One of the biggest leaps in chess understanding over the last hundred years has been in the progress of defensive skills. These days, you cannot just throw caution to the wind and advance pawns or sacrifice pieces left and right – a skilled and experienced defender will easily pick such a reckless style apart and initiate a crushing counterattack. For an attack to be successful, it has to be well-founded. This means that the attack must meet the demands of the position and follow the rules for sound attacking play.

Already the first World Champion, Wilhelm Steinitz, pointed this out. You should only attack if you have an advantage – when your attack is well-founded – but on the other hand you have to attack in such circumstances or the advantage will disappear (this advice has since been refined, but the basic point stands).

To be successful at the Master level or higher, you must be able to both attack and defend – attack when appropriate and defend when that is what the position calls for. You cannot just say “I always want to attack”.

This realization has struck even some of the best and most creative attacking players in the history of chess. Many players like the style of an attacking genius like former World Champion Mikhail Tal, but as the Dutch Grandmaster Genna Sosonko has noted, there are two versions of Tal – Tal 1.0 and Tal 2.0, so to speak. The first version of Tal was the one that tore apart the older generation of top players, earned the nickname “The Magician from Riga” and became the by then youngest World Champion in 1960 at the age of 23 by defeating Botvinnik.

When people talk about “playing like Tal”, they implicitly refer to Tal 1.0. But that version of Tal lost the title again already the following year and gradually – while remaining a hugely dangerous attacking player when given the chance – adopted a more universal and calculated attacking style, underscored by the fact that Tal still holds the record for the longest streak among Grandmasters without losing a game (96 games in 1973-1974).

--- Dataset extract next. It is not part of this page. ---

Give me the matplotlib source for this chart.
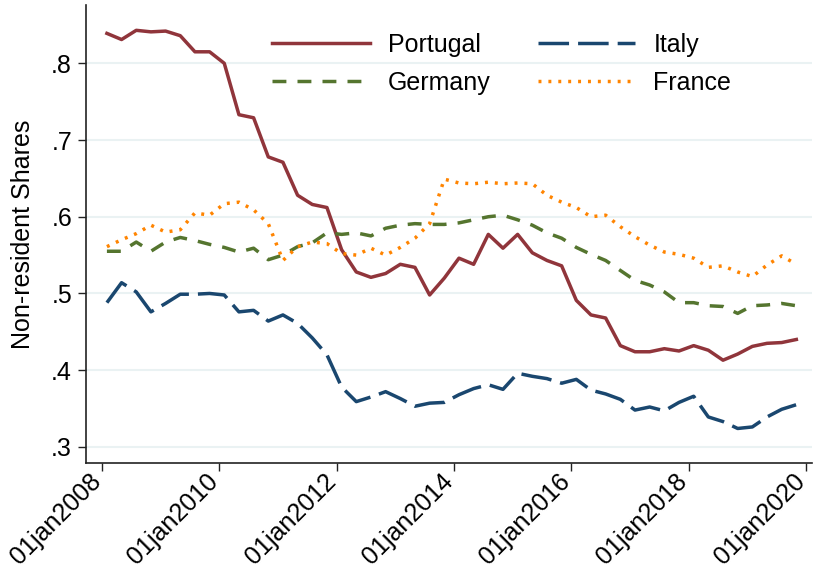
import numpy as np
import matplotlib
matplotlib.use('Agg')
import matplotlib.pyplot as plt

# quarterly observations 2008q1 - 2019q4 (plotted at the 2nd month of each quarter)
start_year = 2008
n_quarters = 48

portugal = [0.839, 0.831, 0.843, 0.841, 0.842, 0.836, 0.815, 0.815, 0.800, 0.733,
            0.729, 0.678, 0.671, 0.628, 0.616, 0.612, 0.557, 0.528, 0.521, 0.526,
            0.538, 0.534, 0.498, 0.520, 0.546, 0.538, 0.577, 0.559, 0.577, 0.553,
            0.543, 0.536, 0.491, 0.472, 0.468, 0.432, 0.424, 0.424, 0.428, 0.425,
            0.432, 0.426, 0.413, 0.421, 0.431, 0.435, 0.436, 0.440]
germany = [0.555, 0.555, 0.567, 0.555, 0.567, 0.573, 0.569, 0.564, 0.560, 0.554,
           0.559, 0.544, 0.550, 0.561, 0.566, 0.579, 0.577, 0.579, 0.575, 0.585,
           0.589, 0.591, 0.590, 0.590, 0.592, 0.596, 0.600, 0.602, 0.596, 0.589,
           0.579, 0.572, 0.560, 0.551, 0.543, 0.530, 0.517, 0.511, 0.502, 0.488,
           0.488, 0.484, 0.483, 0.474, 0.484, 0.485, 0.487, 0.484]
italy = [0.488, 0.514, 0.502, 0.476, 0.487, 0.499, 0.499, 0.500, 0.498, 0.476,
         0.478, 0.464, 0.472, 0.461, 0.442, 0.420, 0.378, 0.359, 0.365, 0.372,
         0.363, 0.353, 0.357, 0.358, 0.368, 0.376, 0.381, 0.375, 0.396, 0.392,
         0.389, 0.383, 0.388, 0.374, 0.369, 0.362, 0.348, 0.352, 0.347, 0.358,
         0.366, 0.339, 0.333, 0.324, 0.326, 0.339, 0.349, 0.355]
france = [0.561, 0.570, 0.578, 0.589, 0.580, 0.583, 0.605, 0.602, 0.617, 0.619,
          0.609, 0.591, 0.543, 0.561, 0.567, 0.565, 0.552, 0.550, 0.559, 0.550,
          0.560, 0.572, 0.591, 0.649, 0.644, 0.643, 0.645, 0.643, 0.644, 0.643,
          0.628, 0.619, 0.612, 0.600, 0.602, 0.587, 0.574, 0.563, 0.554, 0.551,
          0.546, 0.534, 0.536, 0.528, 0.522, 0.537, 0.549, 0.538]

yticks = [0.3, 0.4, 0.5, 0.6, 0.7, 0.8]
xtick_years = [2008, 2010, 2012, 2014, 2016, 2018, 2020]

plt.rcParams['font.family'] = ['Liberation Sans', 'DejaVu Sans']

t = start_year + 1 / 12 + 0.25 * np.arange(n_quarters)

fig = plt.figure(figsize=(8.14, 5.69), dpi=100)
ax = fig.add_axes([86 / 814, 1 - 463 / 569, 726 / 814, 458 / 569])

lw = 2.5
ax.plot(t, portugal, color='#90353b', lw=lw, label='Portugal')
ax.plot(t, germany, color='#55752f', lw=lw, dashes=(4.0, 3.2), label='Germany')
ax.plot(t, italy, color='#1a476f', lw=lw, dashes=(8.8, 2.6), label='Italy')
ax.plot(t, france, color='#ff8400', lw=lw, dashes=(0.85, 2.0), label='France')

ax.set_xlim(2007.727, 2020.10)
ax.set_ylim(0.279, 0.876)

ax.set_yticks(yticks)
ax.set_yticklabels([('%.1f' % v).lstrip('0') for v in yticks])
ax.set_xticks(xtick_years)
ax.set_xticklabels(['01jan%d' % y for y in xtick_years], rotation=45,
                   ha='right', va='baseline', rotation_mode='anchor', fontsize=16.5)

ax.grid(axis='y', color='#eaf2f3', lw=1.5)
ax.set_axisbelow(True)
for s in ['top', 'right']:
    ax.spines[s].set_visible(False)
for s in ['left', 'bottom']:
    ax.spines[s].set_color('#222222')
    ax.spines[s].set_linewidth(1.2)
ax.tick_params(axis='both', direction='out', length=6, width=1.0, color='#222222',
               labelsize=18, pad=4)
ax.tick_params(axis='x', pad=8)
ax.set_ylabel('Non-resident Shares', fontsize=18, labelpad=12)

ax.legend(loc='upper left', ncol=2, frameon=False, fontsize=18,
          bbox_to_anchor=(272 / 814, 1 - 33 / 569), bbox_transform=fig.transFigure,
          borderpad=0, borderaxespad=0, handlelength=3.9, handletextpad=0.72,
          columnspacing=1.9, labelspacing=0.55)

fig.savefig('out.png', dpi=100)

Karpov once said that “Tal “came, saw and conquered”… But gradually players became accustomed to his attacks; it can be said that Tal taught them to defend. In turn, having found the keys to his attacking style, they forced Tal to relearn…His style changed completely compared with the style of the 1960s and became more universal”. Tal himself said in an interview in 1979: “It’s nothing to do with me – it’s my opponents! My style is the same. But I have become a little older and, perhaps, I see a little more for my opponents and a little less for myself. I am convinced that, protected by all this armor, I would simply have torn to pieces that challenger of 1960!”

This can of course never be tested, but the point is clear – good defensive skills are as important as attacking skills, and the two cannot really be separated! At the Master level, you have to have both and to be able to switch seamlessly between them.